"Une vraie bêtise" : à Bruxelles, ce manque de pragmatisme qui agace Emmanuel Macron
Ce 13 novembre, au Collège de France, Emmanuel Macron ne cache pas son agacement. "Je me fiche de savoir que l’électron qui m’aide à […] produire de l’hydrogène vert soit à base d’éolien offshore au Danemark, de solaire en Espagne ou de nucléaire en France", déclare-t-il lors d’une table ronde consacrée à la compétitivité européenne, en présence de Mario Draghi. Derrière cette offensive, l’idée que porte le président n’est pas nouvelle. Il s’agit de "la neutralité technologique" - un concept devenu le cheval de bataille de la France face à Bruxelles en matière d’énergie.
Le principe est simple : ne pas privilégier une technologie et laisser le choix de la méthode aux industriels pour atteindre la neutralité carbone en Europe d’ici 2050. "Elle favorise la concurrence, remarque Paul Lehmann, professeur d’économie de l’énergie à l’université de Leipzig. Il est parfois difficile de savoir quelle technologie est la meilleure ou comment va évoluer le progrès".
Théorie et pratique
Mentionnée dans le rapport phare de Mario Draghi publié en septembre, la neutralité technologique est inscrite dans la lettre de mission du nouveau commissaire de l’énergie. Elle n’a pourtant pas toujours été prise en compte. Lors des débats autour de la taxonomie européenne, qui classifie les activités dites "durables", Paris souhaitait que le nucléaire puisse bénéficier de l’étiquette "verte", au même titre que les énergies renouvelables, en raison de son caractère décarboné. Les négociations en vue de convaincre la Commission européenne ont été rudes.

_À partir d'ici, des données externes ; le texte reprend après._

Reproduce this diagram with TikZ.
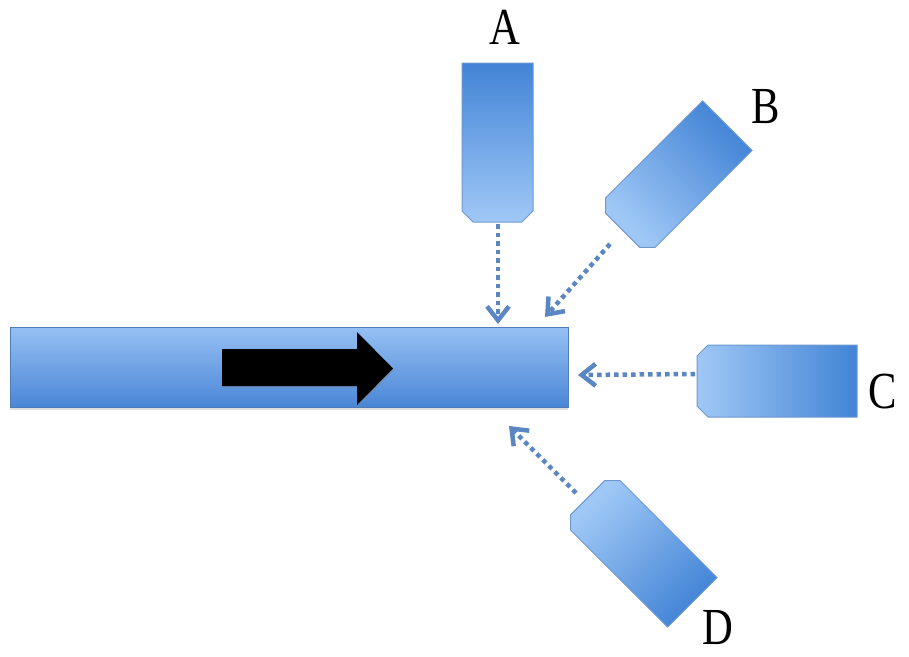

Les années passent, et la France reste inflexible sur la question. En dépit des exigences européennes, elle a refusé de se fixer une cible chiffrée en termes d’énergies renouvelables, proposant plutôt dans sa feuille de route un objectif "décarboné", mêlant renouvelables et nucléaire. Même casse-tête sur la réglementation de l’hydrogène : du côté d’EDF, on déplore que la banque européenne de l’hydrogène, qui soutient le développement de la filière, soit réservée à l’hydrogène renouvelable.
Cette vision bornée pénalise aussi le secteur automobile. L’Union européenne a imposé la fin du moteur thermique en 2035, misant sur l’électrique et écartant l’option des carburants de synthèse. Au grand dam d’équipementiers comme Bosch, qui continue à préconiser l’utilisation de ces derniers. Le groupe allemand affirme à L'Express être favorable à "une révision approfondie de la réglementation CO2, qui soit guidée par le principe de neutralité technologique. La lutte contre le changement climatique doit avoir lieu sur tous les fronts". Pour sa part, Fabrice Godefroy, porte-parole du collectif des experts de la mobilité s'étonne que "la Commission ait poussé une technologie sur laquelle la Chine a de l’avance sur nous, alors que nous étions les leaders sur le véhicule thermique et pouvions innover sur le sujet".
Intérêts propres
Emmanuel Macron le martèle, ignorer la neutralité technologique est "une vraie bêtise". Le chef de l'Etat estime que l'Europe pourrait être "très compétitive par rapport aux Américains ou aux Chinois" en changeant ses pratiques. Car à la fin, l'un des critères les plus importants, c'est l’intensité carbone, plaide-t-on à l’Elysée : "des industriels s’interrogent sur la complexité des règles européennes pour telle ou telle technologie, alors que l’Inflation Reduction Act américain ne regarde que l’impact final, peu importe comment il a été atteint".
Bruxelles aurait donc tout intérêt à se saisir de la question avec pragmatisme et laisser davantage de marge de manoeuvre aux Etats membres, pointe dans un rapport Maxence Cordiez, expert associé énergie à l’Institut Montaigne. "On ne pourra pas décarboner de la même manière des pays aussi différents que l’Allemagne et Malte", qui ne partent pas du même mix énergétique.
Pour autant, la défense de ce principe n’est pas toujours innocente. Chacun le brandit quand ça l'arrange. "La neutralité technologique est un mot à la mode, souvent revendiqué par des Etats ou les industries qui ont des intérêts dans une technologie spécifique", remarque Paul Lehmann. Le nucléaire pour la France, le moteur thermique pour d'autres pays. Si le principe relève du bon sens, sa mise en œuvre n’est possible que dans un monde où les Vingt-Sept peuvent parler d’une seule voix. Or en l’absence de consensus, les pays membres continuent à s’écharper autour de "la bonne" technologie à choisir. Résultat : l’Europe reste à la traîne.